Grandioser Maestro Klassik-Sternstunden aus England

London · Eine Box mit 109 CDs präsentiert den großen, vor 50 Jahren gestorbenen Dirigenten Sir John Barbirolli.

In der rheinischen Mundart gibt es einen Spruch von enormer Weltgültigkeit, den man ins Hochdeutsche übersetzen muss, damit ihn auch Hessen und Schwaben verstehen. Er lautet (grammatisch schief, aber egal): Es gibt kein größeres Leid, als was man sich selbst antut.

In unserem Fall bezieht sich der Satz auf die neue Box mit Aufnahmen des vor 50 Jahren gestorbenen Dirigenten Sir John Barbirolli. Sie umfasst 109 CDs, mit denen man es auf knapp 130 Stunden Hörarbeit bringt. Über fünf Tage rund um die Uhr mit Barbirolli?

Ja, unbedingt, denn es ist kein Leid, sondern Genuss. Der 1899 in London geborene Barbirolli war einer der Giganten des 20. Jahrhunderts. Die New Yorker Philharmoniker wollten ihn 1942 als Chef behalten, er gab ihnen einen Korb. Und seine triumphalen Gastspiele bei den Berliner Philharmonikern mit den Mahler-Symphonien in den 60er Jahren ließen dort die Idee keimen, ihn häufiger einzuladen. Dazu kam es nicht, 1970 starb der Musiker. Lange hatte er dem Hallé Orchestra in Manchester in einer beidseitigen Liebesbeziehung vorgestanden.

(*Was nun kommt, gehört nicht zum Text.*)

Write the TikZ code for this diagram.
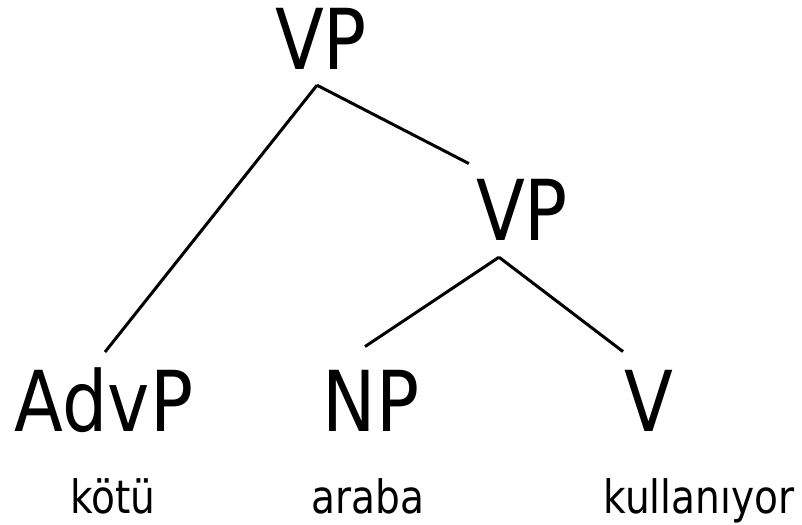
\documentclass[tikz,border=0pt]{standalone}
\usepackage{fontspec}
\setmainfont[FakeStretch=0.85]{DejaVu Sans}
\begin{document}
\begin{tikzpicture}[x=1pt,y=-1pt,
    cat/.style={anchor=base, inner xsep=0pt, inner ysep=15pt,
      font=\fontsize{84}{84}\selectfont},
    word/.style={anchor=base, inner sep=0pt,
      font=\fontsize{46}{46}\selectfont},
    branch/.style={line width=3pt}]
  \useasboundingbox (0,0) rectangle (802,524);
  % categories
  \node[cat] (vp1) at (321,70) {VP};
  \node[cat] (vp2) at (522,240) {VP};
  \node[cat] (advp) at (104,431) {AdvP};
  \node[cat] (np) at (371,431) {NP};
  \node[cat] (v) at (649,431) {V};
  % words
  \node[word] (kotu) at (113,513) {kötü};
  \node[word] (araba) at (368,513) {araba};
  \node[word] (kullaniyor) at (699,513) {kullanıyor};
  % branches
  \draw[branch] ([xshift=-4pt]vp1.south) -- ([xshift=1pt]advp.north);
  \draw[branch] ([xshift=-4pt]vp1.south) -- ([xshift=-7pt]vp2.north west);
  \draw[branch] ([xshift=-23pt,yshift=-2pt]vp2.south) -- ([shift={(-6pt,8pt)}]np.north);
  \draw[branch] ([xshift=-23pt,yshift=-2pt]vp2.south) -- ([shift={(-26pt,3pt)}]v.north);
\end{tikzpicture}
\end{document}
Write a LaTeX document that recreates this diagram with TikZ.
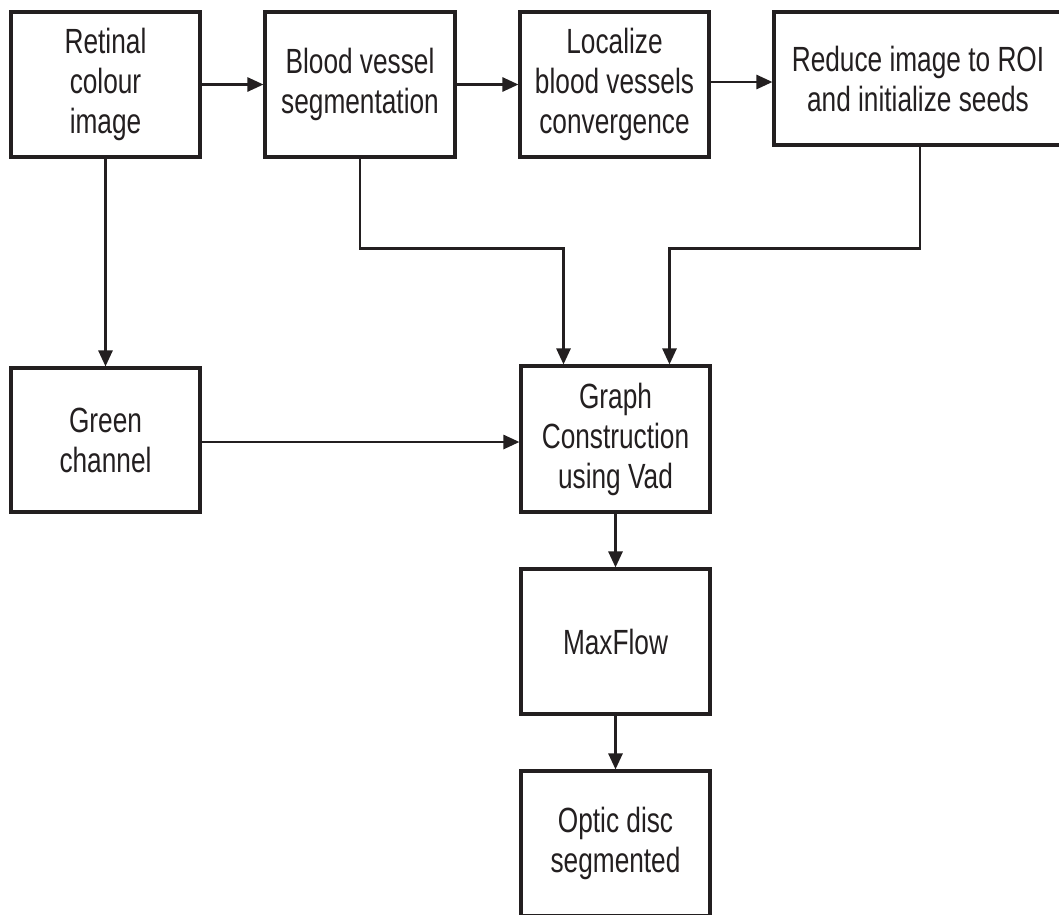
\documentclass[tikz,border=0pt]{standalone}
\usepackage{fontspec}
\setmainfont{Liberation Sans}[FakeStretch=0.75]
\usetikzlibrary{arrows.meta}
\definecolor{ink}{RGB}{35,31,32}
\begin{document}
\begin{tikzpicture}[x=1pt,y=-1pt,
  box/.style={rectangle, draw=ink, line width=3.1pt, inner sep=0pt, align=center,
    font=\fontsize{35}{40}\selectfont, text=ink, minimum width=189pt, minimum height=145pt},
  arr/.style={draw=ink, line width=2.6pt, -{Triangle[length=16pt,width=14pt]}}]
\clip (0,0) rectangle (1059,914);
\fill[white] (0,0) rectangle (1059,914);
\node[box] (A) at (105.5,84.5) {Retinal\\colour\\image};
\node[box, minimum width=190pt] (B) at (360,84.5) {Blood vessel\\segmentation};
\node[box] (C) at (614.5,84.5) {Localize\\blood vessels\\convergence};
\node[box, minimum width=288pt, minimum height=133pt] (D) at (918,78.5) {Reduce image to ROI\\and initialize seeds};
\node[box, minimum height=144pt] (E) at (105.5,440) {Green\\channel};
\node[box, minimum height=146pt] (F) at (615.5,439) {Graph\\Construction\\using Vad};
\node[box] (G) at (615.5,641.5) {MaxFlow};
\node[box] (H) at (615.5,843.5) {Optic disc\\segmented};
\draw[arr] (A.east) -- (B.west);
\draw[arr] (B.east) -- (C.west);
\draw[arr] ([yshift=2.5pt]C.east) -- ([yshift=2.5pt]C.east -| D.west);
\draw[arr] (A.south) -- (E.north);
\draw[arr] (B.south) -- ++(0,90) -| ([xshift=-52pt]F.north);
\draw[arr] ([xshift=2pt]D.south) -- ++(0,102) -| ([xshift=54pt]F.north);
\draw[arr] ([yshift=-2pt]E.east) -- ([yshift=-2pt]E.east -| F.west);
\draw[arr] (F.south) -- (G.north);
\draw[arr] (G.south) -- (H.north);
\end{tikzpicture}
\end{document}
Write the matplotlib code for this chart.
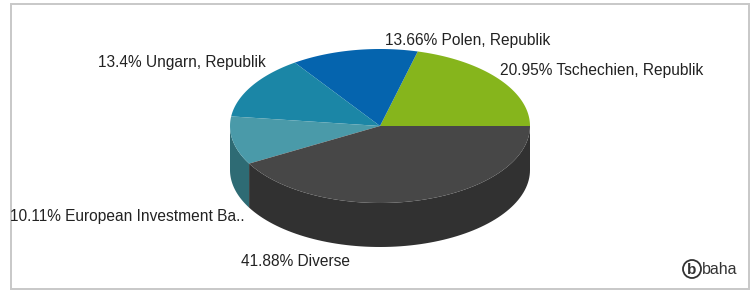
import numpy as np
import matplotlib.pyplot as plt
from matplotlib.patches import Polygon, Rectangle, Circle

plt.rcParams['font.family'] = ['Liberation Sans', 'DejaVu Sans']

# data
names = ['Tschechien, Republik', 'Polen, Republik', 'Ungarn, Republik',
         'European Investment Ba..', 'Diverse']
shares = [20.95, 13.66, 13.4, 10.11, 41.88]
label_text = ['20.95%', '13.66%', '13.4%', '10.11%', '41.88%']

top_colors = ['#86b51c', '#0564ae', '#1b86a6', '#4a9aa9', '#474747']
side_colors = ['#5d7f14', '#04467a', '#135e74', '#2e6b74', '#313131']

# label anchors in pixel space (left x, center y)
label_pos = [(500, 70), (385, 40), (98, 62), (10, 217), (241, 262)]

W, H = 755, 293
fig = plt.figure(figsize=(W / 100, H / 100), dpi=100)
ax = fig.add_axes([0, 0, 1, 1])
ax.set_xlim(0, W)
ax.set_ylim(H, 0)
ax.axis('off')

# frame
ax.add_patch(Rectangle((11, 4), 738, 285, fill=False, edgecolor='#c8c8c8', lw=1.4))

cx, cy, rx, ry, depth = 380, 126, 150, 77, 44


def pt(a, dy=0):
    a = np.radians(a)
    return cx + rx * np.cos(a), cy - ry * np.sin(a) + dy


fracs = np.array(shares) / sum(shares)
edges = np.concatenate([[0], np.cumsum(fracs) * 360])

# side walls (only front half, 180..360 degrees)
for i in range(len(shares)):
    a1, a2 = max(edges[i], 180), min(edges[i + 1], 360)
    if a2 <= a1:
        continue
    angs = np.linspace(a1, a2, 80)
    top = [pt(a) for a in angs]
    bot = [pt(a, depth) for a in angs[::-1]]
    ax.add_patch(Polygon(top + bot, closed=True, facecolor=side_colors[i],
                         edgecolor='none'))

# top surface
for i in range(len(shares)):
    angs = np.linspace(edges[i], edges[i + 1], 120)
    verts = [(cx, cy)] + [pt(a) for a in angs]
    ax.add_patch(Polygon(verts, closed=True, facecolor=top_colors[i],
                         edgecolor='none'))

for i in range(len(shares)):
    x, y = label_pos[i]
    ax.text(x, y, label_text[i] + ' ' + names[i], fontsize=11.2, color='#222222',
            ha='left', va='center')

# logo
ax.add_patch(Circle((692, 269), 9, fill=False, edgecolor='#333333', lw=1.3))
ax.text(692, 269.5, 'b', fontsize=11, fontweight='bold', color='#333333',
        ha='center', va='center')
ax.text(702, 269, 'baha', fontsize=11.5, color='#333333', ha='left', va='center')

fig.savefig('out.png', dpi=100)
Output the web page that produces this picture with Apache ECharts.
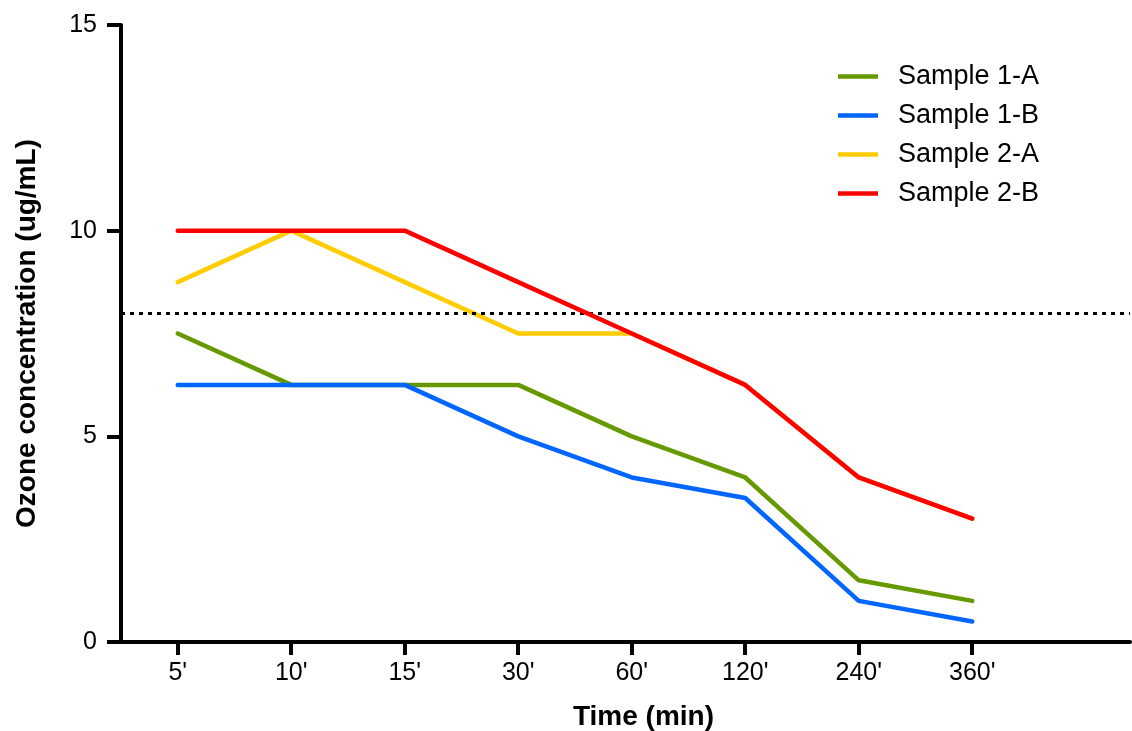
<!DOCTYPE html>
<html>
<head>
<meta charset="utf-8">
<script src="https://cdn.jsdelivr.net/npm/echarts@6/dist/echarts.min.js"></script>
<style>html,body{margin:0;padding:0;background:#fff}#c{width:1132px;height:731px}</style>
</head>
<body>
<div id="c"></div>
<script>
const timeLabels = ["5'", "10'", "15'", "30'", "60'", "120'", "240'", "360'"];
const sample1A = [7.5, 6.25, 6.25, 6.25, 5, 4, 1.5, 1];
const sample1B = [6.25, 6.25, 6.25, 5, 4, 3.5, 1, 0.5];
const sample2A = [8.75, 10, 8.75, 7.5, 7.5, 6.25, 4, 3];
const sample2B = [10, 10, 10, 8.75, 7.5, 6.25, 4, 3];
const thresholdValue = 8;
const yTicks = [0, 5, 10, 15];

const seriesNames = ['Sample 1-A', 'Sample 1-B', 'Sample 2-A', 'Sample 2-B'];
const seriesData = [sample1A, sample1B, sample2A, sample2B];
const seriesColors = ['#669900', '#0066FF', '#FFCC00', '#FF0000'];
const FONT = '"Liberation Sans", Arial, sans-serif';

const chart = echarts.init(document.getElementById('c'), null, {renderer: 'canvas'});

const series = seriesNames.map((name, i) => ({
  name: name,
  type: 'line',
  data: seriesData[i].map((v, j) => [j, v]),
  symbol: 'none',
  lineStyle: {color: seriesColors[i], width: 4.5, cap: 'round', join: 'round'},
  itemStyle: {color: seriesColors[i]},
  z: 2 + i
}));
series[0].markLine = {
  silent: true,
  symbol: ['none', 'none'],
  label: {show: false},
  lineStyle: {color: '#000', type: [4, 5], width: 3},
  data: [{yAxis: thresholdValue}]
};

chart.setOption({
  animation: false,
  grid: {left: 121, right: 2, top: 25, bottom: 89, containLabel: false, outerBoundsMode: 'none'},
  legend: {
    orient: 'vertical',
    left: 833,
    top: 58,
    itemWidth: 40,
    itemHeight: 14,
    itemGap: 12,
    data: seriesNames.map((n, i) => ({name: n, icon: 'path://M0,0 L40,0 L40,4.5 L0,4.5 Z', itemStyle: {color: seriesColors[i]}})),
    textStyle: {fontFamily: FONT, fontSize: 27, color: '#000', lineHeight: 27, padding: [0, 0, 0, 15]}
  },
  xAxis: {
    type: 'value',
    min: -0.5,
    max: 8.39,
    name: 'Time (min)',
    nameLocation: 'middle',
    nameGap: 61,
    nameTextStyle: {fontFamily: FONT, fontSize: 28, fontWeight: 'bold', color: '#000', padding: [0, 0, 0, 36]},
    axisLine: {show: true, onZero: false, lineStyle: {color: '#000', width: 4}},
    axisTick: {show: true, length: 13, lineStyle: {color: '#000', width: 4}, customValues: timeLabels.map((_, i) => i)},
    axisLabel: {
      fontFamily: FONT, fontSize: 25, color: '#000', margin: 19,
      customValues: timeLabels.map((_, i) => i),
      formatter: v => timeLabels[Math.round(v)]
    },
    splitLine: {show: false}
  },
  yAxis: {
    type: 'value',
    min: 0,
    max: 15,
    interval: 5,
    name: 'Ozone concentration (ug/mL)',
    nameLocation: 'middle',
    nameGap: 80,
    nameTextStyle: {fontFamily: FONT, fontSize: 28, fontWeight: 'bold', color: '#000'},
    axisLine: {show: true, onZero: false, lineStyle: {color: '#000', width: 4}},
    axisTick: {show: true, length: 14, lineStyle: {color: '#000', width: 4}},
    axisLabel: {fontFamily: FONT, fontSize: 25, color: '#000', margin: 24, formatter: v => yTicks.includes(v) ? String(v) : ''},
    splitLine: {show: false}
  },
  series: series
});
</script>
</body>
</html>
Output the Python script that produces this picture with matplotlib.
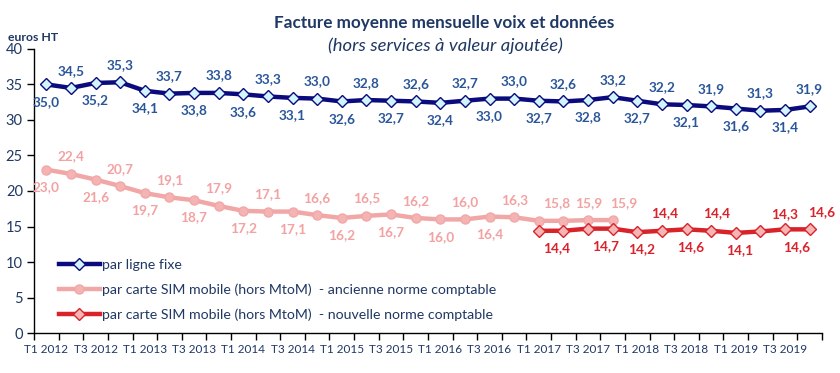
import matplotlib
matplotlib.use("Agg")
import matplotlib.pyplot as plt
from matplotlib.ticker import FixedLocator

plt.rcParams['font.family'] = ['Lato', 'DejaVu Sans']

quarters = ["T1 2012", "T2 2012", "T3 2012", "T4 2012",
            "T1 2013", "T2 2013", "T3 2013", "T4 2013",
            "T1 2014", "T2 2014", "T3 2014", "T4 2014",
            "T1 2015", "T2 2015", "T3 2015", "T4 2015",
            "T1 2016", "T2 2016", "T3 2016", "T4 2016",
            "T1 2017", "T2 2017", "T3 2017", "T4 2017",
            "T1 2018", "T2 2018", "T3 2018", "T4 2018",
            "T1 2019", "T2 2019", "T3 2019", "T4 2019"]

fixe = [35.0, 34.5, 35.2, 35.3, 34.1, 33.7, 33.8, 33.8, 33.6, 33.3, 33.1, 33.0,
        32.6, 32.8, 32.7, 32.6, 32.4, 32.7, 33.0, 33.0, 32.7, 32.6, 32.8, 33.2,
        32.7, 32.2, 32.1, 31.9, 31.6, 31.3, 31.4, 31.9]

mobile_ancienne = [23.0, 22.4, 21.6, 20.7, 19.7, 19.1, 18.7, 17.9, 17.2, 17.1, 17.1, 16.6,
                   16.2, 16.5, 16.7, 16.2, 16.0, 16.0, 16.4, 16.3, 15.8, 15.8, 15.9, 15.9]

mobile_nouvelle = [14.4, 14.4, 14.7, 14.7, 14.2, 14.4, 14.6, 14.4, 14.1, 14.3, 14.6, 14.6]
nouvelle_start = 20

legend_labels = ["par ligne fixe",
                 "par carte SIM mobile (hors MtoM)  - ancienne norme comptable",
                 "par carte SIM mobile (hors MtoM)  - nouvelle norme comptable"]

NAVY = "#0B0B7E"
FIX_LBL = "#2A5699"
PINK = "#F2A7A7"
PINK_LBL = "#F2A2A2"
RED = "#D8232A"
RED_LBL = "#D9222B"
TXT = "#1F3864"

fig = plt.figure(figsize=(8.4, 3.73), dpi=100)
ax = fig.add_axes([0.0405, 0.107, 0.938, 0.762])

x_fixe = list(range(len(fixe)))
x_old = list(range(len(mobile_ancienne)))
x_new = list(range(nouvelle_start, nouvelle_start + len(mobile_nouvelle)))

ax.plot(x_fixe, fixe, color=NAVY, lw=3.2, marker="D", ms=6.5, mfc="#D2F4FF",
        mec=NAVY, mew=1.0, label=legend_labels[0], zorder=3)
ax.plot(x_old, mobile_ancienne, color=PINK, lw=3.2, marker="o", ms=6.5, mfc="#F4B4B4",
        mec=PINK, mew=1.0, label=legend_labels[1], zorder=3)
ax.plot(x_new, mobile_nouvelle, color=RED, lw=3.2, marker="D", ms=6.5, mfc="#F5B5B5",
        mec=RED, mew=1.0, label=legend_labels[2], zorder=4)

def fmt(v):
    return f"{v:.1f}".replace(".", ",")

OFF = 12.5
lbl_kw = dict(textcoords="offset points", ha="center", va="center",
              fontsize=9.8, fontweight="bold")

# fixed line: alternate below / above
for i, v in enumerate(fixe):
    dy = -OFF if i % 2 == 0 else OFF
    ax.annotate(fmt(v), (i, v), xytext=(0, dy), color=FIX_LBL, **lbl_kw)

# old mobile: alternate up to index 19, then three labels above
for i, v in enumerate(mobile_ancienne[:20]):
    dy = -OFF if i % 2 == 0 else OFF
    ax.annotate(fmt(v), (i, v), xytext=(0, dy), color=PINK_LBL, **lbl_kw)
old_tail = [(21, -0.27), (22, 0.04), (23, 0.46)]
for i, dx in old_tail:
    ax.annotate(fmt(mobile_ancienne[i]), (i + dx, mobile_ancienne[i]), xytext=(0, OFF),
                color=PINK_LBL, **lbl_kw)

# new mobile labels
new_lbl = [(21, -0.27, -1), (23, -0.30, -1), (24, 0.16, -1), (25, 0.09, 1),
           (26, 0.15, -1), (27, 0.21, 1), (28, 0.15, -1), (29, 0.98, 1),
           (30, 0.47, -1), (31, 0.49, 1)]
for i, dx, side in new_lbl:
    v = mobile_nouvelle[i - nouvelle_start]
    ax.annotate(fmt(v), (i + dx, v), xytext=(0, side * OFF), color=RED_LBL, **lbl_kw)

ax.set_xlim(-0.5, len(quarters) - 0.5)
ax.set_ylim(0, 40)
ax.set_yticks(range(0, 41, 5))
ax.set_xticks(range(0, len(quarters), 2))
ax.set_xticklabels(quarters[::2])
ax.xaxis.set_minor_locator(FixedLocator([k - 0.5 for k in range(len(quarters) + 1)]))
ax.tick_params(axis="x", which="major", length=0, pad=8, labelsize=8.5, labelcolor=TXT)
ax.tick_params(axis="x", which="minor", length=5, width=1, color="black")
ax.tick_params(axis="y", length=5, width=1, pad=3, labelsize=10.5, labelcolor=TXT)

for s in ("top", "right"):
    ax.spines[s].set_visible(False)
ax.spines["left"].set_linewidth(1)
ax.spines["bottom"].set_linewidth(1)

leg = ax.legend(loc="upper left", bbox_to_anchor=(0.032, 0.262), frameon=False,
                fontsize=10.2, handlelength=2.85, handletextpad=0.15, labelspacing=0.88,
                borderaxespad=0, borderpad=0)
for t in leg.get_texts():
    t.set_color(TXT)

fig.text(0.529, 0.937, "Facture moyenne mensuelle voix et données", ha="center",
         va="center", fontsize=12.3, fontweight="bold", color=TXT)
fig.text(0.53, 0.877, "(hors services à valeur ajoutée)", ha="center", va="center",
         fontsize=13.3, style="italic", color=TXT)
fig.text(0.009, 0.9, "euros HT", ha="left", va="center", fontsize=8.8,
         fontweight="bold", color=TXT)

fig.savefig("out.png", dpi=100)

Barbirolli war ein gründlicher Probierer, doch auch Augenblicksmusiker. Wer seine drei Aufnahmen von Mahlers Sechster vergleicht, staunt über die zum Teil heftigen Tempounterschiede. Doch alle Irritationen werden wettgemacht durch die Erlebnisvielfalt: Mit Barbirolli dringt man so tief ein in die Emotion der Materie, dass man nicht selten körperlich erfasst wird.

Barbirolli hatte selbst als Cellist im London Symphony Orchestra gespielt. Das verschaffte ihm subtile Kenntnisse vom Innenleben eines Orchesters. Bereits 1928 entstanden die ersten Aufnahmen, manche Komponisten hat Barbirolli persönlich erlebt. Sein Vater hatte bei der Uraufführung von Verdis „Otello“ in Mailand Violine gespielt.

Die Box bietet die große weite Welt der Klassik, Bach und Debussy, Beethoven und Grieg, Tschaikowski und Händel, Schubert und Ravel – und alles andere. Wie Barbirolli die unvergessene Jacqueline du Pré in Elgars Cellokonzert begleitet, das ist eine Sternstunde, ebenso seine Interpretationen englischer Spätromantiker wie Vaughan Williams, Bax, Ireland oder Delius. Zudem galt er als Sibelius-Spezialist.

Neben seiner meisterlichen Betreuung des sinfonisch-konzertanten Repertoires fällt seine Hingabe an die Oper auf. Italienisches lag ihm besonders, wovon eine hinreißende „Madama Butterfly“ mit Renata Scotto kündet. Sein „Otello“ ist nur orchestral interessant, die Sänger (McCracken, Jones, Fischer-Dieskau) sind dem Stück nicht gewachsen. Hinreißend dagegen eine opulente Version von Purcells „Dido und Aeneas“ (mit Victoria de los Angeles). Etliche Querschnitte geben ein Bild von seiner fast paradoxen Befähigung, mit heißem Atem diskret zu begleiten. Einige Sänger merkt man sich besonders, etwa den Tenor Joseph Hislop (er war Lehrer des ungleich berühmteren Jussi Björling); sein Puccini ist liquide, stilsicher, empfindsam. Und Lauritz Melchior singt ein üppig metallisches „Morgenlich leuchtend“ aus Richard Wagners „Meistersingern“.

Mit dieser Box leuchtet es wahrlich tagelang.

„Sir John Barbirolli – The Complete Warner Recordings“; 109 CDs incl. zwei Bonus-CDs mit Interviews und Probenmitschnitten; diverse Solisten und Orchester; Warner Classics, 164,99 Euro.